* _Request_:
Find how many lines contain the word "this" and state that number alone.

* _Recorded information_:
····················
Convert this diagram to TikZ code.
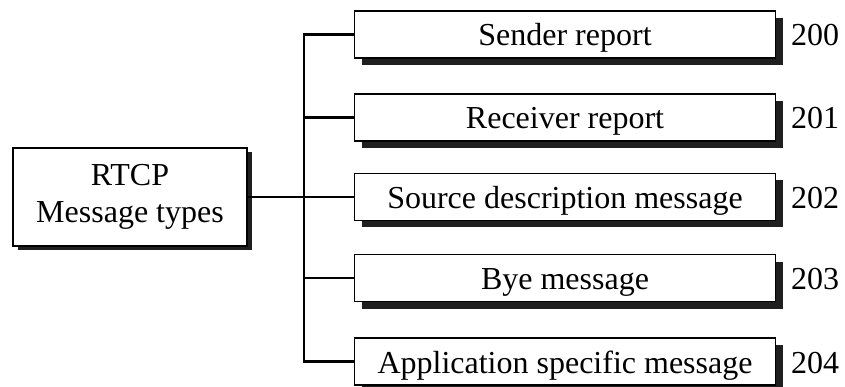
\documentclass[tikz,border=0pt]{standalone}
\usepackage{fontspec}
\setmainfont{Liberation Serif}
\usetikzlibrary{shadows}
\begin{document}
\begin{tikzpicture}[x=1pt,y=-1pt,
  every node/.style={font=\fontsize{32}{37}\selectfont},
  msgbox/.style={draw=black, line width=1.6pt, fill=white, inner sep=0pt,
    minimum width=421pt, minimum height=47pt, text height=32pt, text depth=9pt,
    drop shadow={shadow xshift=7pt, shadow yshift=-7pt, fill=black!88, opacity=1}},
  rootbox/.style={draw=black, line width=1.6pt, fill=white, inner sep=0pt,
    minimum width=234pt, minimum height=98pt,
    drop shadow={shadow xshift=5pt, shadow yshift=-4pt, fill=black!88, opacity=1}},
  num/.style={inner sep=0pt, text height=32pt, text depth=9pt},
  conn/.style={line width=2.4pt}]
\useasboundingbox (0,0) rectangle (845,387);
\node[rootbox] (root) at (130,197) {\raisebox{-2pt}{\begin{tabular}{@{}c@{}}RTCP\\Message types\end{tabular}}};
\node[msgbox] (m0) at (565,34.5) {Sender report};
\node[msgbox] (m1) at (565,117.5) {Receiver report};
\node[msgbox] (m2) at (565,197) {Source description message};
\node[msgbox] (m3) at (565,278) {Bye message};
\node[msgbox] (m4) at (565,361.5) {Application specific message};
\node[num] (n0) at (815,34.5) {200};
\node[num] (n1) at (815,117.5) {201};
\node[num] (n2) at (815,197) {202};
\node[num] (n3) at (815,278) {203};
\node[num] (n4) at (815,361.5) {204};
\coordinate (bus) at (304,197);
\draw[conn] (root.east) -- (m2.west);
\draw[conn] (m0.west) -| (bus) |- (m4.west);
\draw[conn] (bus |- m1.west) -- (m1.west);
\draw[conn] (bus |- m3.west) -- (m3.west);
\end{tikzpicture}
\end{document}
····················
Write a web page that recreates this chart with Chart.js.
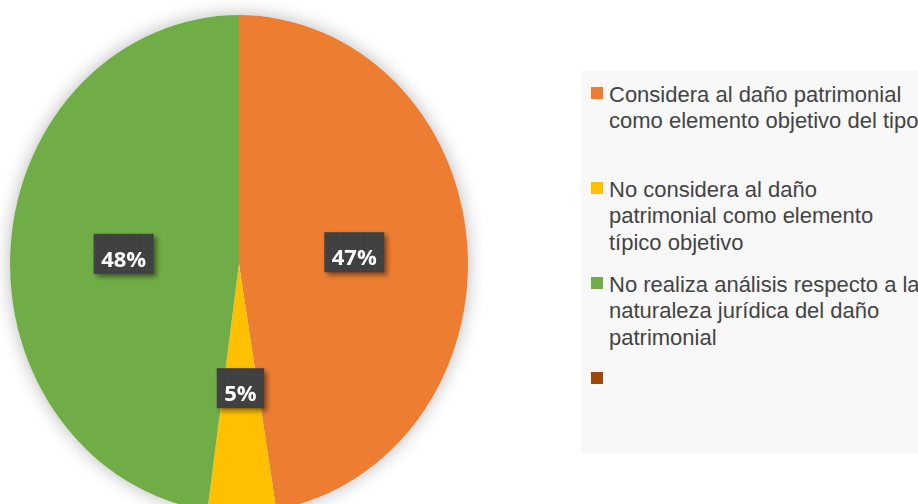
····················
* _Reply_:
2